[BEGIN]
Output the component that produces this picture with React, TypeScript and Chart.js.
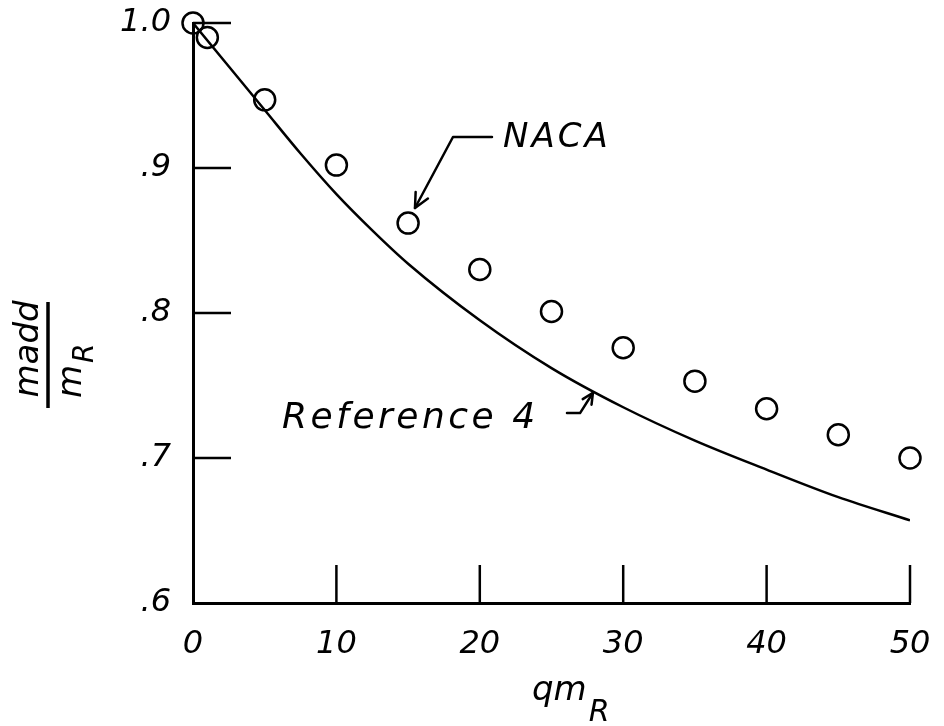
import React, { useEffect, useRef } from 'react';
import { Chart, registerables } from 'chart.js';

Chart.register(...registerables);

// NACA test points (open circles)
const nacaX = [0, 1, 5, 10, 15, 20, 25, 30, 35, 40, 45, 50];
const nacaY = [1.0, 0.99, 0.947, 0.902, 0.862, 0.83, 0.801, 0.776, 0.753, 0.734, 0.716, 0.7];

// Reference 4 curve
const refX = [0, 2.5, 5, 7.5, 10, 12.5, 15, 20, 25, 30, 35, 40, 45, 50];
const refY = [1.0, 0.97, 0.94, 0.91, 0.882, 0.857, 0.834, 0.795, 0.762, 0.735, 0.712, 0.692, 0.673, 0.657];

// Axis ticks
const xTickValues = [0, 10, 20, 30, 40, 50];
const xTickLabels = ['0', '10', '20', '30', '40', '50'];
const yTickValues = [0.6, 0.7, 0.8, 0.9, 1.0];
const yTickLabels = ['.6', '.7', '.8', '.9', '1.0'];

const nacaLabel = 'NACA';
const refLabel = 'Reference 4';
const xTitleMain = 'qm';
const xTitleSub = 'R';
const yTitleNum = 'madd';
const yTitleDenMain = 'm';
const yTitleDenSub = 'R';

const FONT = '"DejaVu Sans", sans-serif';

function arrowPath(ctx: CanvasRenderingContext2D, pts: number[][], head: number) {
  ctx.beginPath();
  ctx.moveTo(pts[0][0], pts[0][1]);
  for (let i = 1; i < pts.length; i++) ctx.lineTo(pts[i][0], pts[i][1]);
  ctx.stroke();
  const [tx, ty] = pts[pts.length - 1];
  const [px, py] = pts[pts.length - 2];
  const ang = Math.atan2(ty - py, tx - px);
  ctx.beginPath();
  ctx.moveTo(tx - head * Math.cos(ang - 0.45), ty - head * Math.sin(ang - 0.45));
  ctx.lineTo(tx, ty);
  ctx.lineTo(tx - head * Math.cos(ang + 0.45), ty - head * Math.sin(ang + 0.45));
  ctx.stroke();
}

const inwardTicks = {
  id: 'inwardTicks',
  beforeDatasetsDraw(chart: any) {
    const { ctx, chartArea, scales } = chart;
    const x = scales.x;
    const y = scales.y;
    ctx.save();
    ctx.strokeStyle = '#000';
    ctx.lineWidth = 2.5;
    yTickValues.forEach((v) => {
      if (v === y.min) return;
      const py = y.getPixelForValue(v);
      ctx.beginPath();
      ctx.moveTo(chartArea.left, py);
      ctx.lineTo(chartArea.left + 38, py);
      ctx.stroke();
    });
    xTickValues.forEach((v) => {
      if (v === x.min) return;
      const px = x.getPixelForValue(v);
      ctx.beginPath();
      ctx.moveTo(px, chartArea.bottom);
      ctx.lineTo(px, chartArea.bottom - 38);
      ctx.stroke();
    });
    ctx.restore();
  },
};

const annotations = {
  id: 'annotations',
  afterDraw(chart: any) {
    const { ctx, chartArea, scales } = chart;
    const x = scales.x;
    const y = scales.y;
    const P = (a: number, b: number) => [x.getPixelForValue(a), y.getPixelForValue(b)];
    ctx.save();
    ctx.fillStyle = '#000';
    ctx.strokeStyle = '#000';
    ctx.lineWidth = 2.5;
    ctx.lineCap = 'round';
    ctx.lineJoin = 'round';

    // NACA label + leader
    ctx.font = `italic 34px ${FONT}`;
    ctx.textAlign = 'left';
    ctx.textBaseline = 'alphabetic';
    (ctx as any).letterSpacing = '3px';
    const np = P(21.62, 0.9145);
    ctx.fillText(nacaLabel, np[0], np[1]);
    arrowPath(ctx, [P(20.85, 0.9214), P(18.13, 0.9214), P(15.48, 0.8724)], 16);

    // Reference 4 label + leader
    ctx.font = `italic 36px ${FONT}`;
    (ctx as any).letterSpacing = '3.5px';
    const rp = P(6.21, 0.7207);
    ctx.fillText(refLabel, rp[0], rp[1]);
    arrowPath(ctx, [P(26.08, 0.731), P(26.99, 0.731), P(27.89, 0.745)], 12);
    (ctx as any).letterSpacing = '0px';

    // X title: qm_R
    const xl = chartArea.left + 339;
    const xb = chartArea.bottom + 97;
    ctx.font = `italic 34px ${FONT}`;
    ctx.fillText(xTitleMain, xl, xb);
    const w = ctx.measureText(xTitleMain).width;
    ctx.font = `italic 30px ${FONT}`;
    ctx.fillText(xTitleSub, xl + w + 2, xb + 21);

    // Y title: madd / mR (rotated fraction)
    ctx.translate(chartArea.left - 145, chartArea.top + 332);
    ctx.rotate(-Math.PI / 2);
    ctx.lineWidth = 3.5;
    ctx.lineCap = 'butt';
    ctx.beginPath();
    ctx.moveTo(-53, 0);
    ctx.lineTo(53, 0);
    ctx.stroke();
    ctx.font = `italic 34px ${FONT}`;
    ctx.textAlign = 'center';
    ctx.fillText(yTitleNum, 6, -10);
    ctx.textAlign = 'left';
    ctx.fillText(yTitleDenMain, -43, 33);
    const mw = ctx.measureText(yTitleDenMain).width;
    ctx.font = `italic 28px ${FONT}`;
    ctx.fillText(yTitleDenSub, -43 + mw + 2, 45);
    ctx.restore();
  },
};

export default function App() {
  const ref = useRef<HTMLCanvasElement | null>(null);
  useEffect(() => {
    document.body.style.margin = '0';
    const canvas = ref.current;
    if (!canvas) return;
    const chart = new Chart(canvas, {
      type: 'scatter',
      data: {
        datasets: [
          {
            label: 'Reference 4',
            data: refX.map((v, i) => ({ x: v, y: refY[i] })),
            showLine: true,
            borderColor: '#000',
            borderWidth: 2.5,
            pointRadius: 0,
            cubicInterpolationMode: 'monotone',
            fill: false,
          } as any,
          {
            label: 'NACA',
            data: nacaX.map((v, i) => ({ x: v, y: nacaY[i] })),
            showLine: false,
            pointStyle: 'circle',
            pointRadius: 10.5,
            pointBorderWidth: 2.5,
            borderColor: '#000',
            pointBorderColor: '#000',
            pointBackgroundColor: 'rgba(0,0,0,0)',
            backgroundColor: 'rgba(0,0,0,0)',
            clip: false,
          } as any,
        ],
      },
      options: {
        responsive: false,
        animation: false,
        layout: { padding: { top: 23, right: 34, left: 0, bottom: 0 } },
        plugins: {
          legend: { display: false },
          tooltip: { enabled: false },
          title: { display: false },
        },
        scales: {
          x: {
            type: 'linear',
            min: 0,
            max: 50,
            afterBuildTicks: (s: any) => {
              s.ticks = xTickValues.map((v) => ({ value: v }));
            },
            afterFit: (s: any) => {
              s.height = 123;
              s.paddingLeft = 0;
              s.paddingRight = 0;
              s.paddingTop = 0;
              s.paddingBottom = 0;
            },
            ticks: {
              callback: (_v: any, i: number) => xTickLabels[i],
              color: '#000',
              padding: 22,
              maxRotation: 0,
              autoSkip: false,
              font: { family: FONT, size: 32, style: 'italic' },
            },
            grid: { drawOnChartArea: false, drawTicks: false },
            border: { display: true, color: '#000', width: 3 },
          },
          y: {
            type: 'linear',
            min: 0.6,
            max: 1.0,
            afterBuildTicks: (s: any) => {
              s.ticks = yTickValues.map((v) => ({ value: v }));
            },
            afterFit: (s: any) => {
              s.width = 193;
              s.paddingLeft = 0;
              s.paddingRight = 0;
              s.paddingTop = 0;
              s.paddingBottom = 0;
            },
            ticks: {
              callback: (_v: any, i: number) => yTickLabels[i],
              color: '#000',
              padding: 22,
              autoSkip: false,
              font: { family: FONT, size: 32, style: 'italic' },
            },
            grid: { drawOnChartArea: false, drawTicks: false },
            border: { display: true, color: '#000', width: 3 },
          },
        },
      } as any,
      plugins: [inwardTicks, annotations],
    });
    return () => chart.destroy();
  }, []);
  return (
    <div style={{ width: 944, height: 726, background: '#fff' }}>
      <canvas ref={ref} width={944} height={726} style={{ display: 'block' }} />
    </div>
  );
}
[END]
**Your goal:** Return exactly what appears from the opening line of the material through the line with "0.734, 0.716, 0.7];", apart from the pictures.

**Written answer:**
Output the component that produces this picture with React, TypeScript and Chart.js.
import React, { useEffect, useRef } from 'react';
import { Chart, registerables } from 'chart.js';

Chart.register(...registerables);

// NACA test points (open circles)
const nacaX = [0, 1, 5, 10, 15, 20, 25, 30, 35, 40, 45, 50];
const nacaY = [1.0, 0.99, 0.947, 0.902, 0.862, 0.83, 0.801, 0.776, 0.753, 0.734, 0.716, 0.7];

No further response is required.